The curse may be broken with a remove curse spell or by eating food specially blessed by a priest; such food must be spartan and grain-based, with crackers or hardtack being the most common foods used for this procedure. Rich foods, meats, fruit, and vegetables do not suffice, even if blessed.
The material component for this spell is a pinch of powdered stibnite (antimony) or the root of the ipecacuanha plant.
Moltings (Pr 5; Alteration, Conjuration)
Sphere: Animal, Creation
Range: 20 yds.
Components: V, M
Casting Time: 8
Area of Effect: 1 skin
Saving Throw: None
This is perhaps the most potent of spells for any scaled creature. As sages and rural folk know, reptiles must molt their skins in order to grow, and often these sheddings can be found in the territory if not lair of such animals. When this magic is cast on the shed skin of any reptilian creature, intelligent or otherwise, it causes the molting to animate and come alive under the command of the caster.
A molting so created appears as a smaller, lighter version of the creature from which the skin came from. In game terms, the molting is one size level down from its parent (i.e., a size G dragon would create a size L molting, and a size L rock lizard would yield a size M skin).
To discover the molting’s statistics, refer to the chart below:
Hit Dice: one-half parent’s
Hit Points: one-quarter parent’s
Move: twice parent’s (such creatures can even fly!)

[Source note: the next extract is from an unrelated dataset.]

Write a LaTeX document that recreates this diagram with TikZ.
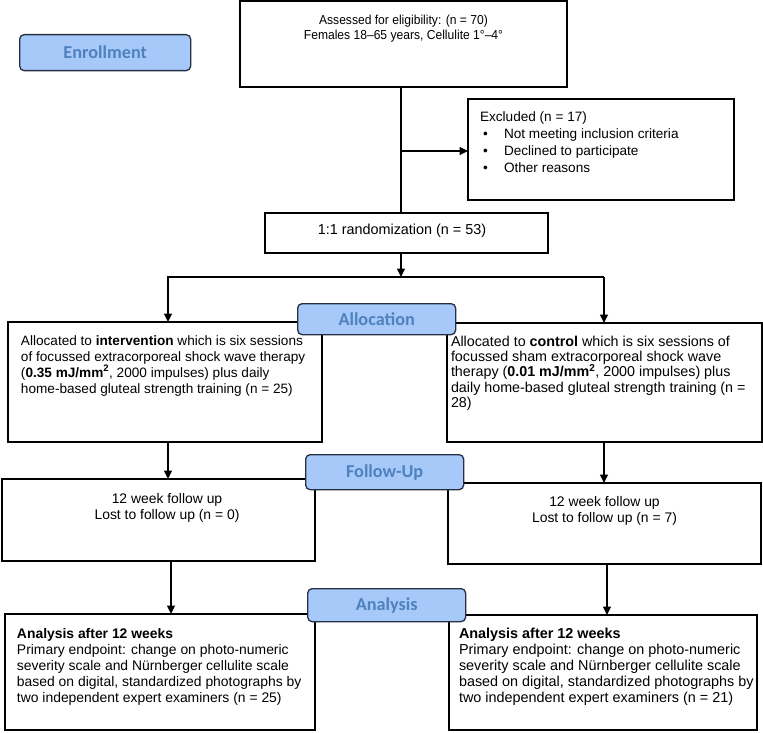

THAC0: Parent’s score −4, minimum of 20
# of AT: Same as parent
Damage/Attack: T size 1d2
S size 1d4
M size 1d4+1
L size 2d4 (Note that a molting cannot inflict more damage than its parent creature; in such cases the amount is the same as parent.)
Special Attacks: None
Special Defenses: As parent
Moltings are affected by magic much in the same way as their parent stock, except they are immune to any attempt to charm or beguile.
The number of moltings at any one time created from a parent’s shed skin cannot be more than half the creature’s Hit Dice. A molting lasts until it is killed or wanders farther than 10 miles from its creator.
Sometimes these creations are purposely devoured by a hungry or ailing reptilian parent, for doing so heals that creature a number of hit points equal to those the molting possessed; in such cases the molting passively accepts its fate.